To do: Reproduce the listing below character for character; drop every image.

──────

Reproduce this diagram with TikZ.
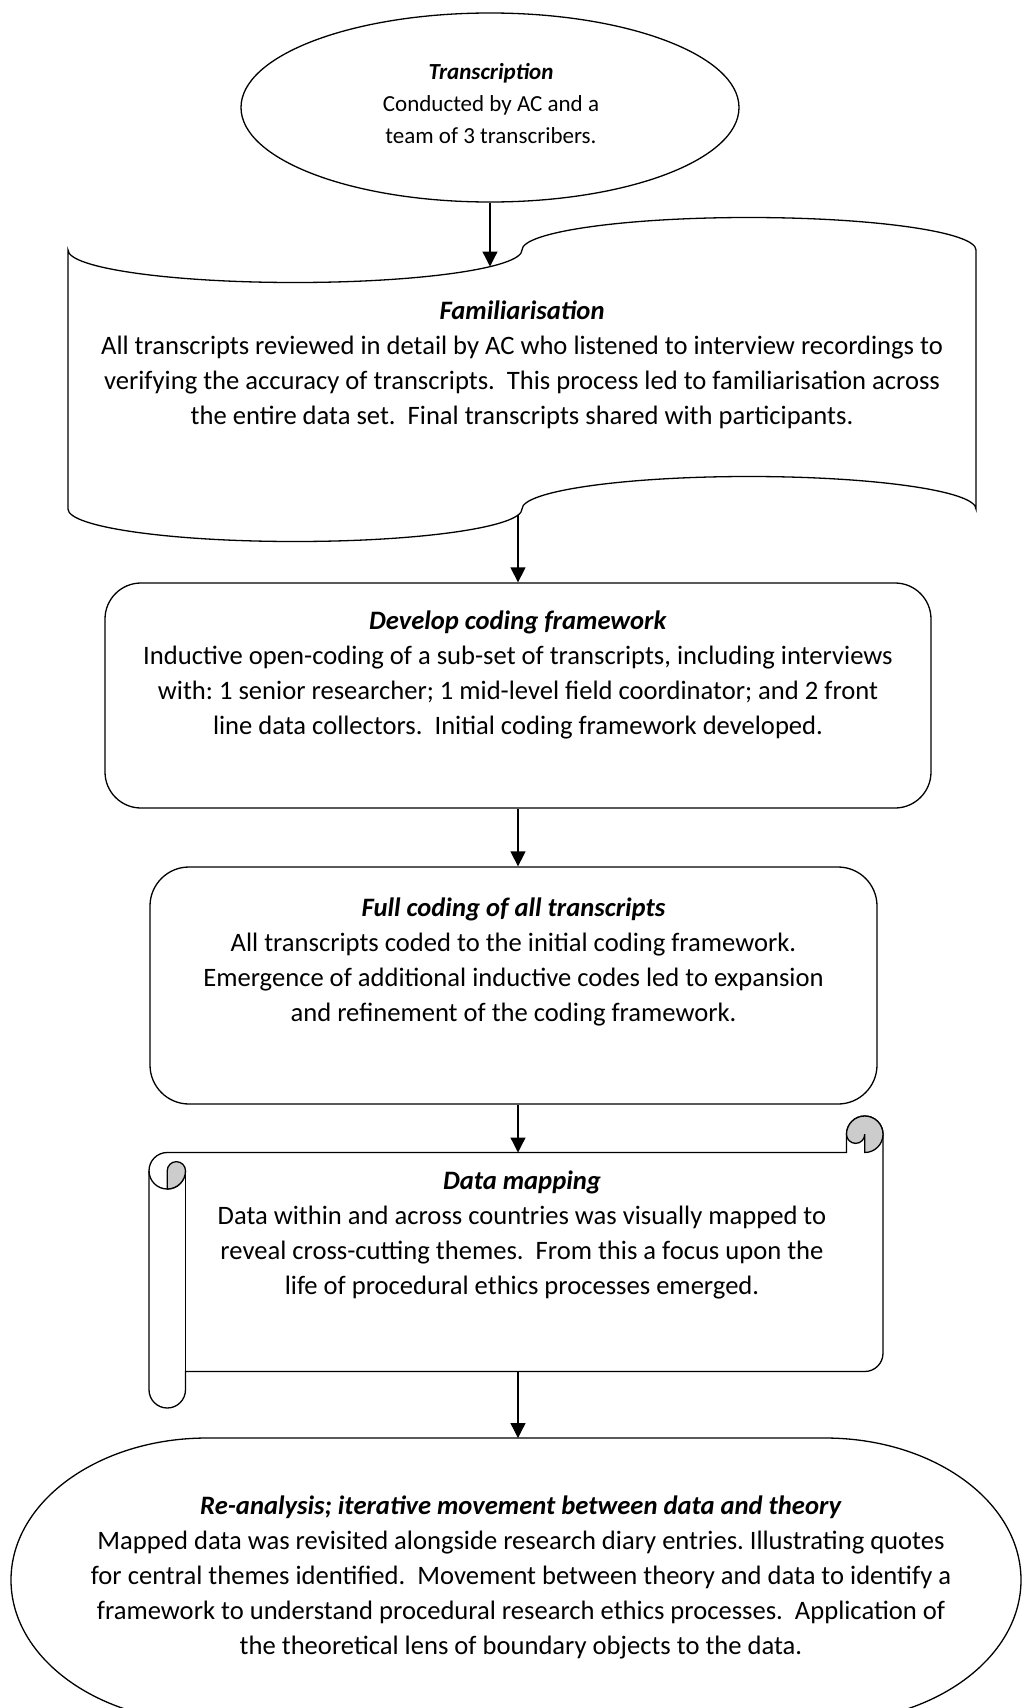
\documentclass[tikz,border=0pt]{standalone}
\usepackage{fontspec}
\setmainfont{Carlito}
\usetikzlibrary{shapes.geometric,arrows.meta}
\frenchspacing
\begin{document}
\begin{tikzpicture}[x=1pt,y=-1pt,
  shp/.style={draw=black,line width=1.3pt,fill=white},
  arr/.style={draw=black,line width=1.3pt,-{Triangle[length=15pt,width=15pt]}},
  txt/.style={align=center,inner sep=0pt,font=\fontsize{26.6}{35}\selectfont},
  txts/.style={align=center,inner sep=0pt,font=\fontsize{23}{31.7}\selectfont},
  curl/.style={draw=black,line width=1.3pt,fill=black!20}]
\useasboundingbox (0,0) rectangle (1024,1708);
\fill[white] (0,0) rectangle (1024,1708);

% Transcription ellipse
\node[ellipse,shp,minimum width=498pt,minimum height=189pt,inner sep=0pt] (transshape) at (490,107.5) {};
\node[txts] (trans) at (491,103.5) {\textbf{\textit{Transcription}}\\Conducted by AC and a\\team of 3 transcribers.};

% Familiarisation punched tape
\path[shp] (68,250) arc[start angle=180,end angle=0,x radius=227,y radius=32.5]
  arc[start angle=180,end angle=360,x radius=227,y radius=32.5]
  -- (976,509)
  arc[start angle=0,end angle=-180,x radius=227,y radius=32.5]
  arc[start angle=0,end angle=180,x radius=227,y radius=32.5] -- cycle;
\node[txt] (fam) at (522,364.5) {\textbf{\textit{Familiarisation}}\\All transcripts reviewed in detail by AC who listened to interview recordings to\\verifying the accuracy of transcripts.~ This process led to familiarisation across\\the entire data set.~ Final transcripts shared with participants.};
\coordinate (famtop) at (490,266.5);
\coordinate (fambot) at (518,515);

% Develop coding framework
\node[shp,rounded corners=36pt,minimum width=826pt,minimum height=225pt,inner sep=0pt] (devshape) at (518,695.5) {};
\node[txt] (dev) at (518,674.5) {\textbf{\textit{Develop coding framework}}\\Inductive open-coding of a sub-set of transcripts, including interviews\\with: 1 senior researcher; 1 mid-level field coordinator; and 2 front\\line data collectors.~ Initial coding framework developed.};

% Full coding
\node[shp,rounded corners=39pt,minimum width=727pt,minimum height=237pt,inner sep=0pt] (fullshape) at (513.5,985.5) {};
\node[txt] (full) at (513.5,962) {\textbf{\textit{Full coding of all transcripts}}\\All transcripts coded to the initial coding framework.\\Emergence of additional inductive codes led to expansion\\and refinement of the coding framework.};

% Data mapping horizontal scroll (l=149,t=1116,r=883,b=1408,ch=36.5)
\path[shp] (149,1170.75) arc[start angle=180,end angle=270,radius=18.25]
  -- (846.5,1152.5) -- (846.5,1134.25)
  arc[start angle=180,end angle=360,radius=18.25]
  -- (883,1353.25)
  arc[start angle=0,end angle=90,radius=18.25]
  -- (185.5,1371.5) -- (185.5,1389.75)
  arc[start angle=0,end angle=180,radius=18.25] -- cycle;
% top-right curl
\path[curl] (846.5,1134.25) arc[start angle=180,end angle=450,radius=18.25]
  -- (864.75,1134.25)
  arc[start angle=0,end angle=180,radius=9.125] -- cycle;
% left strip
\draw[line width=1.3pt] (149,1170.75) arc[start angle=180,end angle=0,radius=18.25];
\draw[line width=1.3pt] (185.5,1170.75) -- (185.5,1371.5);
\path[curl] (167.25,1170.75) arc[start angle=180,end angle=360,radius=9.125]
  arc[start angle=0,end angle=90,radius=18.25] -- cycle;
\node[txt] (map) at (522,1234.5) {\textbf{\textit{Data mapping}}\\Data within and across countries was visually mapped to\\reveal cross-cutting themes.~ From this a focus upon the\\life of procedural ethics processes emerged.};
\coordinate (maptop) at (518,1152.5);
\coordinate (mapbot) at (518,1371.5);

% Re-analysis terminator (clipped by page)
\begin{scope}
\clip (0,0) rectangle (1024,1708);
\path[shp] (207,1438) -- (825,1438)
  arc[start angle=270,end angle=450,x radius=196,y radius=142]
  -- (207,1722)
  arc[start angle=90,end angle=270,x radius=196,y radius=142] -- cycle;
\end{scope}
\coordinate (reatop) at (518,1438);
\node[txt] (rea) at (521,1577.5) {\textbf{\textit{Re-analysis; iterative movement between data and theory}}\\Mapped data was revisited alongside research diary entries. Illustrating quotes\\for central themes identified.~ Movement between theory and data to identify a\\framework to understand procedural research ethics processes.~ Application of\\the theoretical lens of boundary objects to the data.};

% connectors
\draw[arr] (transshape.south) -- (famtop);
\draw[arr] (fambot) -- (devshape.north -| fambot);
\draw[arr] (devshape.south) -- (devshape.south |- fullshape.north);
\draw[arr] (fullshape.south -| maptop) -- (maptop);
\draw[arr] (mapbot) -- (reatop);
\end{tikzpicture}
\end{document}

──────

Task solution:
Reproduce this diagram with TikZ.
\documentclass[tikz,border=0pt]{standalone}
\usepackage{fontspec}
\setmainfont{Carlito}
\usetikzlibrary{shapes.geometric,arrows.meta}
\frenchspacing
\begin{document}
\begin{tikzpicture}[x=1pt,y=-1pt,
  shp/.style={draw=black,line width=1.3pt,fill=white},
  arr/.style={draw=black,line width=1.3pt,-{Triangle[length=15pt,width=15pt]}},
  txt/.style={align=center,inner sep=0pt,font=\fontsize{26.6}{35}\selectfont},
  txts/.style={align=center,inner sep=0pt,font=\fontsize{23}{31.7}\selectfont},
  curl/.style={draw=black,line width=1.3pt,fill=black!20}]
\useasboundingbox (0,0) rectangle (1024,1708);
\fill[white] (0,0) rectangle (1024,1708);

% Transcription ellipse
\node[ellipse,shp,minimum width=498pt,minimum height=189pt,inner sep=0pt] (transshape) at (490,107.5) {};
\node[txts] (trans) at (491,103.5) {\textbf{\textit{Transcription}}\\Conducted by AC and a\\team of 3 transcribers.};

% Familiarisation punched tape
\path[shp] (68,250) arc[start angle=180,end angle=0,x radius=227,y radius=32.5]
  arc[start angle=180,end angle=360,x radius=227,y radius=32.5]
  -- (976,509)
  arc[start angle=0,end angle=-180,x radius=227,y radius=32.5]
  arc[start angle=0,end angle=180,x radius=227,y radius=32.5] -- cycle;
\node[txt] (fam) at (522,364.5) {\textbf{\textit{Familiarisation}}\\All transcripts reviewed in detail by AC who listened to interview recordings to\\verifying the accuracy of transcripts.~ This process led to familiarisation across\\the entire data set.~ Final transcripts shared with participants.};
\coordinate (famtop) at (490,266.5);
\coordinate (fambot) at (518,515);

% Develop coding framework
\node[shp,rounded corners=36pt,minimum width=826pt,minimum height=225pt,inner sep=0pt] (devshape) at (518,695.5) {};
\node[txt] (dev) at (518,674.5) {\textbf{\textit{Develop coding framework}}\\Inductive open-coding of a sub-set of transcripts, including interviews\\with: 1 senior researcher; 1 mid-level field coordinator; and 2 front\\line data collectors.~ Initial coding framework developed.};

% Full coding
\node[shp,rounded corners=39pt,minimum width=727pt,minimum height=237pt,inner sep=0pt] (fullshape) at (513.5,985.5) {};
\node[txt] (full) at (513.5,962) {\textbf{\textit{Full coding of all transcripts}}\\All transcripts coded to the initial coding framework.\\Emergence of additional inductive codes led to expansion\\and refinement of the coding framework.};

% Data mapping horizontal scroll (l=149,t=1116,r=883,b=1408,ch=36.5)
\path[shp] (149,1170.75) arc[start angle=180,end angle=270,radius=18.25]
  -- (846.5,1152.5) -- (846.5,1134.25)
  arc[start angle=180,end angle=360,radius=18.25]
  -- (883,1353.25)
  arc[start angle=0,end angle=90,radius=18.25]
  -- (185.5,1371.5) -- (185.5,1389.75)
  arc[start angle=0,end angle=180,radius=18.25] -- cycle;
% top-right curl
\path[curl] (846.5,1134.25) arc[start angle=180,end angle=450,radius=18.25]
  -- (864.75,1134.25)
  arc[start angle=0,end angle=180,radius=9.125] -- cycle;
% left strip
\draw[line width=1.3pt] (149,1170.75) arc[start angle=180,end angle=0,radius=18.25];
\draw[line width=1.3pt] (185.5,1170.75) -- (185.5,1371.5);
\path[curl] (167.25,1170.75) arc[start angle=180,end angle=360,radius=9.125]
  arc[start angle=0,end angle=90,radius=18.25] -- cycle;
\node[txt] (map) at (522,1234.5) {\textbf{\textit{Data mapping}}\\Data within and across countries was visually mapped to\\reveal cross-cutting themes.~ From this a focus upon the\\life of procedural ethics processes emerged.};
\coordinate (maptop) at (518,1152.5);
\coordinate (mapbot) at (518,1371.5);

% Re-analysis terminator (clipped by page)
\begin{scope}
\clip (0,0) rectangle (1024,1708);
\path[shp] (207,1438) -- (825,1438)
  arc[start angle=270,end angle=450,x radius=196,y radius=142]
  -- (207,1722)
  arc[start angle=90,end angle=270,x radius=196,y radius=142] -- cycle;
\end{scope}
\coordinate (reatop) at (518,1438);
\node[txt] (rea) at (521,1577.5) {\textbf{\textit{Re-analysis; iterative movement between data and theory}}\\Mapped data was revisited alongside research diary entries. Illustrating quotes\\for central themes identified.~ Movement between theory and data to identify a\\framework to understand procedural research ethics processes.~ Application of\\the theoretical lens of boundary objects to the data.};

% connectors
\draw[arr] (transshape.south) -- (famtop);
\draw[arr] (fambot) -- (devshape.north -| fambot);
\draw[arr] (devshape.south) -- (devshape.south |- fullshape.north);
\draw[arr] (fullshape.south -| maptop) -- (maptop);
\draw[arr] (mapbot) -- (reatop);
\end{tikzpicture}
\end{document}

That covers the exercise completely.